Exercise input —
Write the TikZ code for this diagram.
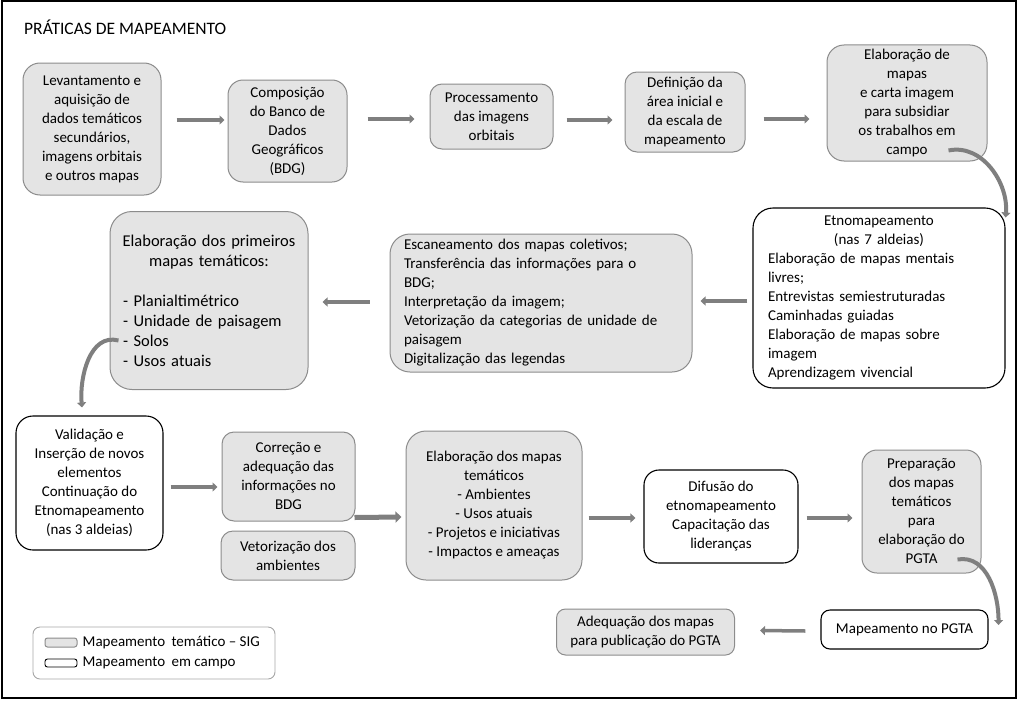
...
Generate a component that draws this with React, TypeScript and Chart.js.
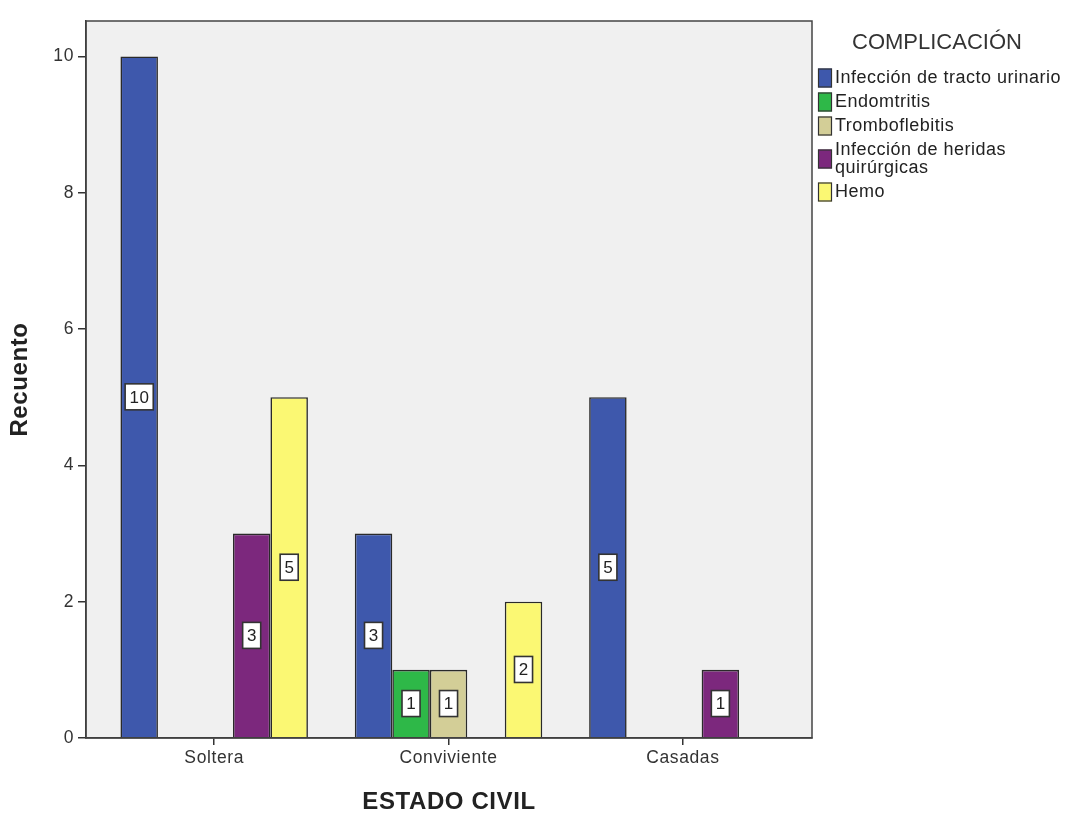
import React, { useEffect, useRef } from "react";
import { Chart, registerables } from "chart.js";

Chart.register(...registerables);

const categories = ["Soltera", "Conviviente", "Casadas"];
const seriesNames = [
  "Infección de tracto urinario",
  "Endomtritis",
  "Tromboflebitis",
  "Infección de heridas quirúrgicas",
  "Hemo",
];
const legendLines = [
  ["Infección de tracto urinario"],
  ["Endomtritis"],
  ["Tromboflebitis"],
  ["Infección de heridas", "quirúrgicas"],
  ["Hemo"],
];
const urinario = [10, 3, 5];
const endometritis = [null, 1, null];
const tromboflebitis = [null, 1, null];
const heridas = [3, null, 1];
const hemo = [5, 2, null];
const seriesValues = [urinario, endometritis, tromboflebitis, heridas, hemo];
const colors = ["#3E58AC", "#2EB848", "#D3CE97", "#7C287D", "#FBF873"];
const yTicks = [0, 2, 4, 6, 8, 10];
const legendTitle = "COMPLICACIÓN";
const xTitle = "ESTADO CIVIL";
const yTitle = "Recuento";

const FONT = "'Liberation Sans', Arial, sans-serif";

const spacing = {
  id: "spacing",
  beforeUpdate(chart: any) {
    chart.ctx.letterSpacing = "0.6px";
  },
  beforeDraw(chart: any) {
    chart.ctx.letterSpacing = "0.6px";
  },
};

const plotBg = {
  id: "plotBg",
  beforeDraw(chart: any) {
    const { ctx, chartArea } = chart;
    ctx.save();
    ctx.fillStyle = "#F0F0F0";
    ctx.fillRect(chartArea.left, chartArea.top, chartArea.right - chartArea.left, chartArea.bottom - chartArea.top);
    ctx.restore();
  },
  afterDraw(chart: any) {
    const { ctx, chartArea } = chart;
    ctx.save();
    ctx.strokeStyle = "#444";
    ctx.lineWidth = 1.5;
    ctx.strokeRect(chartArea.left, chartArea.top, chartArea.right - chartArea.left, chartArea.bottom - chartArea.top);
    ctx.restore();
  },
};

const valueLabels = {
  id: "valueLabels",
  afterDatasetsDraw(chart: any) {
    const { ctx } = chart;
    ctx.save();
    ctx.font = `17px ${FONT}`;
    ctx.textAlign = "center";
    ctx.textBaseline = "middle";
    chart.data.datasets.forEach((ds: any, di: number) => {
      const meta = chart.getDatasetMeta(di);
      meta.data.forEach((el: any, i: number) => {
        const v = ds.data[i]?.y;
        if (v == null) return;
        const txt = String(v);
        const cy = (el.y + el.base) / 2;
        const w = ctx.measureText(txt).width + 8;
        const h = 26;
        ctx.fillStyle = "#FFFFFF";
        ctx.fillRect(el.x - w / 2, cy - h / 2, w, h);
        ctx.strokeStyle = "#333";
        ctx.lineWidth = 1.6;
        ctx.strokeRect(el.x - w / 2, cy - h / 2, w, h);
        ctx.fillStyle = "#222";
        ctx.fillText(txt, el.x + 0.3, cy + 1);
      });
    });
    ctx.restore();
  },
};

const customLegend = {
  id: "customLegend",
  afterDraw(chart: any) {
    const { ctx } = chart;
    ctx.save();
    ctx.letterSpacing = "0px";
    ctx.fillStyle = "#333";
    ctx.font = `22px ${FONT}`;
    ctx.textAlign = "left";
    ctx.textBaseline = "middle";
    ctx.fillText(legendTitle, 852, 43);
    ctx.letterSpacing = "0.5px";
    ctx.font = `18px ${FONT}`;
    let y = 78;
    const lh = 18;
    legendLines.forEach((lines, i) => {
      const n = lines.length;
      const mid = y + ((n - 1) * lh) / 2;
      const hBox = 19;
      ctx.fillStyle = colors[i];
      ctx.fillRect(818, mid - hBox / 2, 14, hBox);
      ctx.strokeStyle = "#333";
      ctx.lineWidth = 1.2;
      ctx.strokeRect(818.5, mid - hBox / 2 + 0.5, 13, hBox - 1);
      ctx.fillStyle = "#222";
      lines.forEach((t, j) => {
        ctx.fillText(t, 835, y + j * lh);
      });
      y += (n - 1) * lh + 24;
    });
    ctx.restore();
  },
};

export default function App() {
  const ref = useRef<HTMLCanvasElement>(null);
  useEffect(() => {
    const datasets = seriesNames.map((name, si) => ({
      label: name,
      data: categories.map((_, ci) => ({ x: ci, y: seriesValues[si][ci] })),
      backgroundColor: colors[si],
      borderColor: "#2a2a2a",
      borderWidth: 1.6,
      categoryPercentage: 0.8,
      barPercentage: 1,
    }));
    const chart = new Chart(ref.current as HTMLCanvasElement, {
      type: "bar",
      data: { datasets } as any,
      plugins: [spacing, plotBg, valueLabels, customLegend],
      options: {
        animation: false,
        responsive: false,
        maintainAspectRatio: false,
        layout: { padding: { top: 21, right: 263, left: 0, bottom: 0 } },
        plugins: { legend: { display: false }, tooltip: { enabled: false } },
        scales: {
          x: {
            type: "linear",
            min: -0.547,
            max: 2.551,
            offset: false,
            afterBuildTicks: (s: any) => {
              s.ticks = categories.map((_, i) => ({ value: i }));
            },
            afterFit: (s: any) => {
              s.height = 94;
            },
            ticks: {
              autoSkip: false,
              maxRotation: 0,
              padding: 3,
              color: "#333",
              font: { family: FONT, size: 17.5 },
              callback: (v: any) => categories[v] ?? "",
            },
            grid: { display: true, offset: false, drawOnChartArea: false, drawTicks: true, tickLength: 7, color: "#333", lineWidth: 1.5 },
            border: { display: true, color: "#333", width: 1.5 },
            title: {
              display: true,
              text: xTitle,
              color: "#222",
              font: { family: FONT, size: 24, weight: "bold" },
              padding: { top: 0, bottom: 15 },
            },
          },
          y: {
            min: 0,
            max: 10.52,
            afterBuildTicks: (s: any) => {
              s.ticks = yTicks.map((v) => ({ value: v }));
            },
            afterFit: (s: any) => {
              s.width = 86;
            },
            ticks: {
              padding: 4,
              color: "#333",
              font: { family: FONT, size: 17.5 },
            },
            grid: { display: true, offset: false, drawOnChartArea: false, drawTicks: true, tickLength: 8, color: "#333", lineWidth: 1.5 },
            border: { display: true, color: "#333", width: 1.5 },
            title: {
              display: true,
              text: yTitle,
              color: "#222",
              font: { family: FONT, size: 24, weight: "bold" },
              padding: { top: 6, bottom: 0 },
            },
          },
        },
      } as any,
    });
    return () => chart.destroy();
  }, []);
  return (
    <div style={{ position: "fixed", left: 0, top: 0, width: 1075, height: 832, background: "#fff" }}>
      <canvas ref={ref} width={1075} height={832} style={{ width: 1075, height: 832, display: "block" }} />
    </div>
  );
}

What the task requires — Copy all the lines above that hold the string "this".

Result of the task —
Write the TikZ code for this diagram.
Generate a component that draws this with React, TypeScript and Chart.js.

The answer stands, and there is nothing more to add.